I was thinking about the following question: why do most creatures on earth reproduce asexually or bisexually, but not trisexually?
Looking on the internet, I read an interesting perspective https://www.zhihu.com/question/303528094 that attempts to answer this question via the following mathematical model, which I call the reproduction model.
A species has $m$ sexes, and $n$ different types of sexual chromosome, which we call $\{1,2,\cdots, n\}$.
Each individual of the species has a genotype of $m$ sexual chromosomes, which can be described as an $m$-element multiset with each element in $\{1,2,\cdots, n\}$. There are disjoint families $F_1, F_2, \cdots, F_m$ of genotypes, such that an individual exhibit sex $i$ iff their sexual chromosome lies in family $F_i$.
There is a distribution $\mu$ on $F_1 \sqcup \cdots \sqcup F_m$ that describes the distribution of each possible genotype across the entire species.

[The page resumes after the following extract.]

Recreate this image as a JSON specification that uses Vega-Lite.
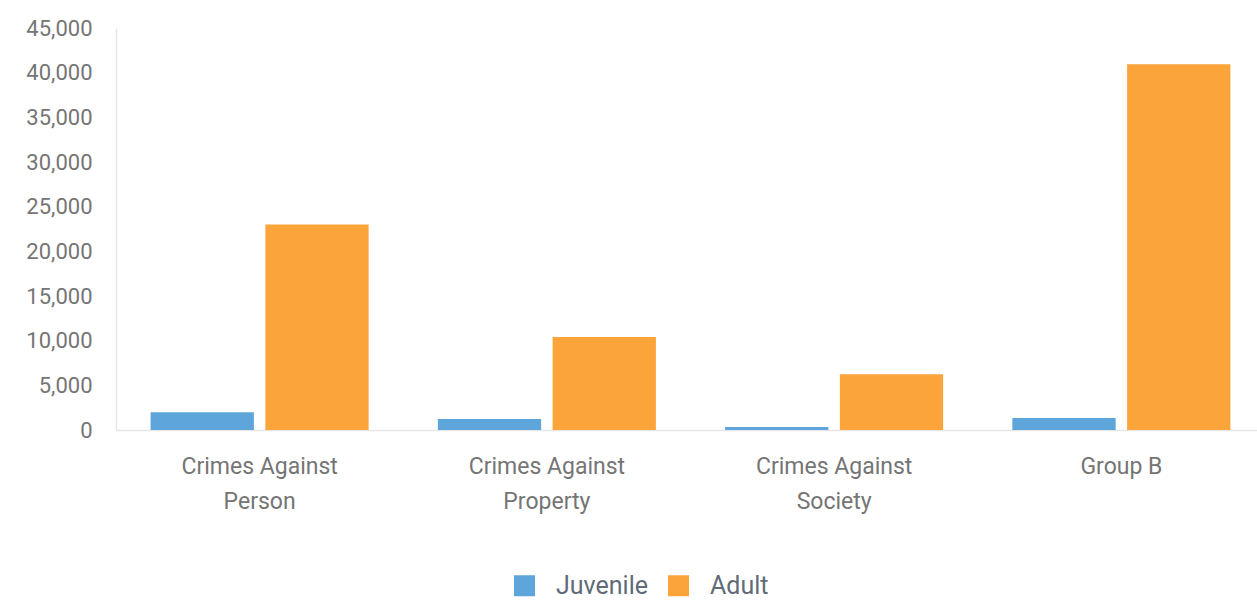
{
  "$schema": "https://vega.github.io/schema/vega-lite/v6.json",
  "width": 1149,
  "height": 402,
  "autosize": {"type": "none"},
  "padding": {"left": 116, "top": 28, "right": 0, "bottom": 172},
  "background": "white",
  "config": {
    "view": {"stroke": null},
    "font": "Roboto"
  },
  "data": {
    "values": [
      {"category": "Crimes Against|Person", "group": "Juvenile", "value": 2000},
      {"category": "Crimes Against|Person", "group": "Adult", "value": 23000},
      {"category": "Crimes Against|Property", "group": "Juvenile", "value": 1230},
      {"category": "Crimes Against|Property", "group": "Adult", "value": 10400},
      {"category": "Crimes Against|Society", "group": "Juvenile", "value": 340},
      {"category": "Crimes Against|Society", "group": "Adult", "value": 6250},
      {"category": "Group B", "group": "Juvenile", "value": 1340},
      {"category": "Group B", "group": "Adult", "value": 40950}
    ]
  },
  "mark": {"type": "bar"},
  "encoding": {
    "x": {
      "field": "category",
      "type": "nominal",
      "sort": null,
      "scale": {"paddingInner": 0.241, "paddingOuter": 0.1205},
      "axis": {
        "title": null,
        "labelAngle": 0,
        "labelExpr": "split(datum.label, '|')",
        "labelFont": "Roboto",
        "labelFontSize": 23,
        "labelColor": "#757575",
        "labelLineHeight": 35,
        "labelPadding": 25,
        "ticks": false,
        "domainColor": "#e6e6e6",
        "domainWidth": 1.5,
        "grid": false
      }
    },
    "xOffset": {
      "field": "group",
      "type": "nominal",
      "sort": ["Juvenile", "Adult"],
      "scale": {"paddingInner": 0.1, "paddingOuter": 0}
    },
    "y": {
      "field": "value",
      "type": "quantitative",
      "scale": {"domain": [0, 45000], "nice": false},
      "axis": {
        "title": null,
        "values": [0, 5000, 10000, 15000, 20000, 25000, 30000, 35000, 40000, 45000],
        "format": ",.0f",
        "labelFont": "Roboto",
        "labelFontSize": 22,
        "labelColor": "#757575",
        "labelPadding": 24,
        "ticks": false,
        "domainColor": "#e6e6e6",
        "domainWidth": 1.5,
        "grid": false
      }
    },
    "color": {
      "field": "group",
      "type": "nominal",
      "sort": ["Juvenile", "Adult"],
      "scale": {"domain": ["Juvenile", "Adult"], "range": ["#5DA5DA", "#FAA43A"]},
      "legend": {
        "title": null,
        "orient": "none",
        "direction": "horizontal",
        "legendX": 396,
        "legendY": 545,
        "symbolType": "square",
        "symbolSize": 441,
        "symbolStrokeWidth": 0,
        "labelFont": "Roboto",
        "labelFontSize": 25,
        "labelColor": "#5f6b77",
        "labelOffset": 19,
        "columnPadding": 17
      }
    }
  }
}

We require equal number of individual of each sex: we must have $\mu(F_1) = \mu(F_2) = \cdots = \mu(F_m) = 1/m$.
The main point of the argument is that the distribution $\mu$ must be stable. Specifically, consider the following reproduction process: for each $i$, we sample a random individual from sex $i$ according to $\mu$. We then form an offspring by selecting a uniformly random chromosome from each individual. Then the genotype of this offspring must also be distributed according to $\mu$.
Let me give two stable examples.
- Asexual reproduction: $m = n = 1$, and $F_1 = \{(1)\}$. This is clearly stable.
- Bisexual reproduction: $m = 2, n = 2$, $F_1 = \{(1, 1)\}$, $F_2 = \{(1, 2)\}$, and $\mu$ is uniform. This is also stable, since during reproduction there is an equal chance that an offspring of type $(1,1)$ or $(1,2)$ are born.
The author of this models argue that trisexual reproduction is not stable, by considering the following model:
$m = 3, n = 2$, $F_1 = \{(1,1,1)\}, F_2 = \{(1,1,2)\}, F_3 = \{(1,2,2)\}$, $\mu$ is uniform. Then the probability that the offspring is of sex $1,2,3$ is $2/9,5/9,2/9$ respectively. For example, the offspring is of sex $1$ only if all three parents donate type $1$ chromosome, which happens w.p. $1 \cdot 2/3 \cdot 1/3 = 2/9$. So this model is unstable.
However, the author said that they cannot rule out models with more than $2$ chromosome types i.e. $n \geq 3$.
So my question is
Does there exist a stable reproduction model with more than $2$ sexes?